Very flavoursome. Heavy malt base with burnt sugar and brown sugar, some molasses as well. Lots of hops come through that are quite complex and almost wriggly in their flavour permeation. Earthy, with pine needle resin, some metallic notes and some woody character as well. Makes the finish extremely dry, very attenuated and maybe a touch short on the finish. But it's clean at least.
Good full feel, nice and sticky in the mouth but I really feel it's a bit too dry.
A very nice beer overall, and nice to drink. One of the better ESBs I've had.

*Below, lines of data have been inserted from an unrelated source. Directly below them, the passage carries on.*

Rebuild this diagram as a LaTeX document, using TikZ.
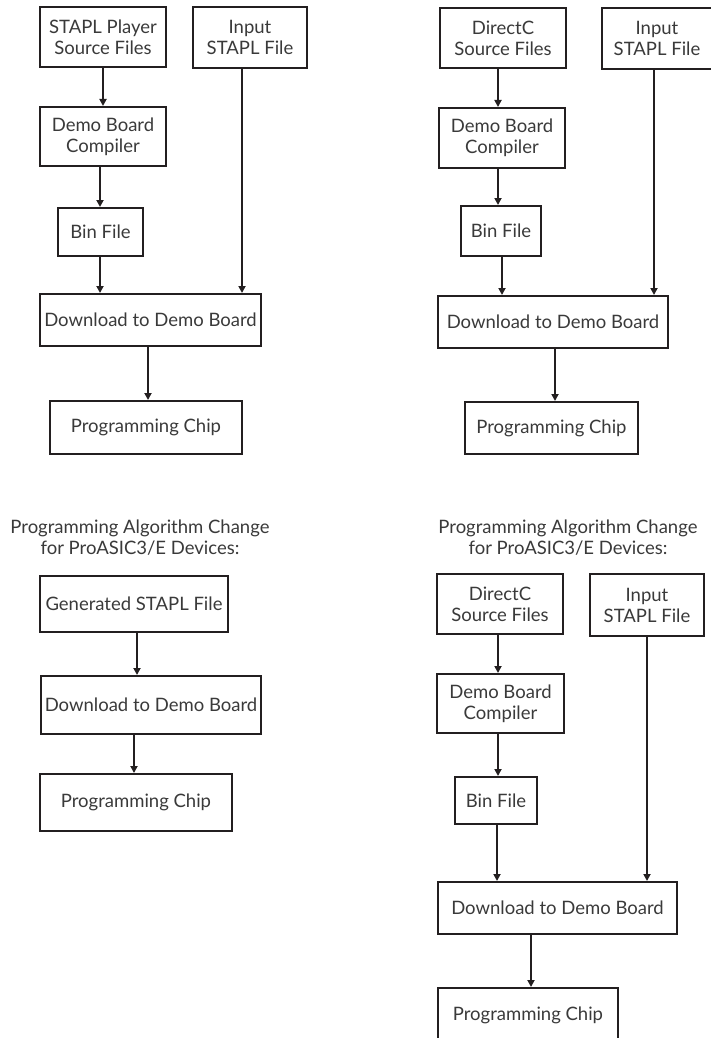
\documentclass[tikz,border=0pt]{standalone}
\usepackage{fontspec}
\setmainfont{Lato}
\usetikzlibrary{arrows.meta}
\definecolor{linecol}{HTML}{231F20}
\definecolor{txtcol}{HTML}{3A3A3A}
\newcommand\flow[3]{\coordinate (tmpx) at (#3,0); \draw[arr] (#1.south -| tmpx) -- (#2.north -| tmpx);}
\begin{document}
\begin{tikzpicture}[x=1pt,y=-1pt,
  box/.style={draw=linecol, line width=2pt, inner sep=0pt, align=center, text=txtcol,
    font=\fontsize{18.5}{21}\selectfont},
  ttl/.style={inner sep=0pt, align=center, text=txtcol, font=\fontsize{18.5}{21}\selectfont},
  arr/.style={draw=linecol, line width=2pt, -{Triangle[width=7pt,length=7pt]}}]
\useasboundingbox[fill=white] (0,0) rectangle (710,1038);
% Q1
\node[box, minimum width=126pt, minimum height=60pt] (A1) at (103,37) {STAPL Player\\Source Files};
\node[box, minimum width=114pt, minimum height=61pt] (I1) at (250,37.5) {Input\\STAPL File};
\node[box, minimum width=126pt, minimum height=59pt] (C1) at (103,136.5) {Demo Board\\Compiler};
\node[box, minimum width=85pt, minimum height=48pt] (B1) at (100.5,232) {Bin File};
\node[box, minimum width=221pt, minimum height=52pt] (D1) at (150.5,320) {Download to Demo Board};
\node[box, minimum width=192pt, minimum height=53pt] (P1) at (146,427.5) {Programming Chip};
\flow{A1}{C1}{103}
\flow{C1}{B1}{100}
\flow{B1}{D1}{100}
\flow{I1}{D1}{242}
\flow{D1}{P1}{148}
% Q2
\node[box, minimum width=126pt, minimum height=60pt] (A2) at (503,38) {DirectC\\Source Files};
\node[box, minimum width=110pt, minimum height=61pt] (I2) at (657,38.5) {Input\\STAPL File};
\node[box, minimum width=126pt, minimum height=60pt] (C2) at (502,138) {Demo Board\\Compiler};
\node[box, minimum width=80pt, minimum height=50pt] (B2) at (501,231) {Bin File};
\node[box, minimum width=230pt, minimum height=52pt] (D2) at (553,322) {Download to Demo Board};
\node[box, minimum width=173pt, minimum height=52pt] (P2) at (551.5,428) {Programming Chip};
\flow{A2}{C2}{498}
\flow{C2}{B2}{498}
\flow{B2}{D2}{502}
\flow{I2}{D2}{654}
\flow{D2}{P2}{555}
% Q3
\node[ttl] (T3) at (140,537.5) {Programming Algorithm Change\\for ProASIC3/E Devices:};
\node[box, minimum width=188pt, minimum height=56pt] (G3) at (134,604) {Generated STAPL File};
\node[box, minimum width=220pt, minimum height=58pt] (D3) at (151,705) {Download to Demo Board};
\node[box, minimum width=192pt, minimum height=57pt] (P3) at (136,802.5) {Programming Chip};
\flow{G3}{D3}{137}
\flow{D3}{P3}{134}
% Q4
\node[ttl] (T4) at (568,537.5) {Programming Algorithm Change\\for ProASIC3/E Devices:};
\node[box, minimum width=126pt, minimum height=60pt] (A4) at (500,604) {DirectC\\Source Files};
\node[box, minimum width=114pt, minimum height=62pt] (I4) at (647,605) {Input\\STAPL File};
\node[box, minimum width=127pt, minimum height=59pt] (C4) at (500.5,703.5) {Demo Board\\Compiler};
\node[box, minimum width=82pt, minimum height=47pt] (B4) at (496,800.5) {Bin File};
\node[box, minimum width=239pt, minimum height=52pt] (D4) at (557.5,908) {Download to Demo Board};
\node[box, minimum width=180pt, minimum height=54pt] (P4) at (528,1015) {Programming Chip};
\flow{A4}{C4}{498}
\flow{C4}{B4}{498}
\flow{B4}{D4}{497}
\flow{I4}{D4}{647}
\flow{D4}{P4}{531}
\end{tikzpicture}
\end{document}
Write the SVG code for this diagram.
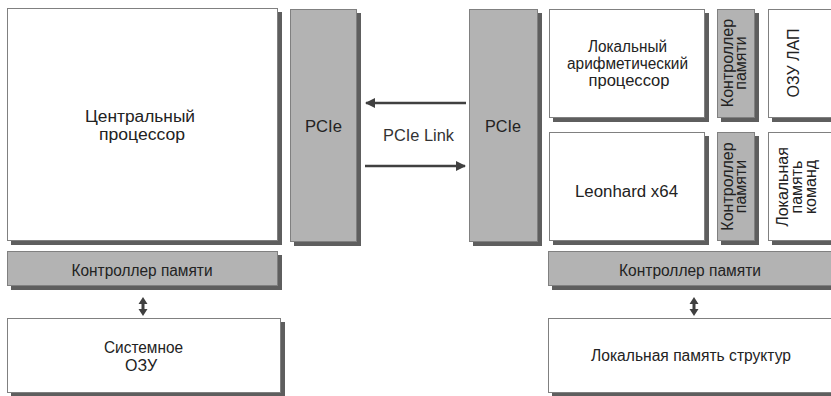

Pours a deep coppery bronze colour with a fine and filmy head of white. Lacing is great, forming down the glass in sheets. Lots of fine carbonation. Looks good.
Nose is minimal, with a light grain note amd some slightly floral hoppiness, but it's very muted, and it's certainly served too cold. Served by the brewer too, so no excuses. As it warms, there's a hint more maltiness to it, and it preempts the slight smoke character on the palate.
Taste is, indeed, surprisingly smoky - smoked cheese in particular giving a pleasant sweet but roasted hint. Light and clean otherwise with a pleasant coppery bitterness cleaning out the back. Very interesting.
A very drinkable ESB and a rather enjoyable one. The biscuity smokiness is a little odd, but otherwise it's a good example of the style.
Pours a deep dark golden colour, with a really solid white head that rises in a wonderful dome above the rim of the glass. Carbonation is huge, in fact it seems to make the head bigger as time passes. Very nice indeed, a really great looking beer.
Some bitter hops characters on the nose, some pine resin, some grapefruit and cut grass. Nothing particularly fruity or floral, and not incrdibly robust, but pretty decent.
Taste falls a bit flat, with a decent hop presence, that asserts itself only as a prolonged flat gritty character. There's not a huge range to it, and it's lacking nuance. A very faint diacetyl is detectable as well. Mouthfeel is great though, very clean and vibrant from the head and carbonation.
A pretty clean and very drinkable pale ale. It falls down a little in some critical areas, but otherwise, it's clean, crisp, flavoursome and enjoyable.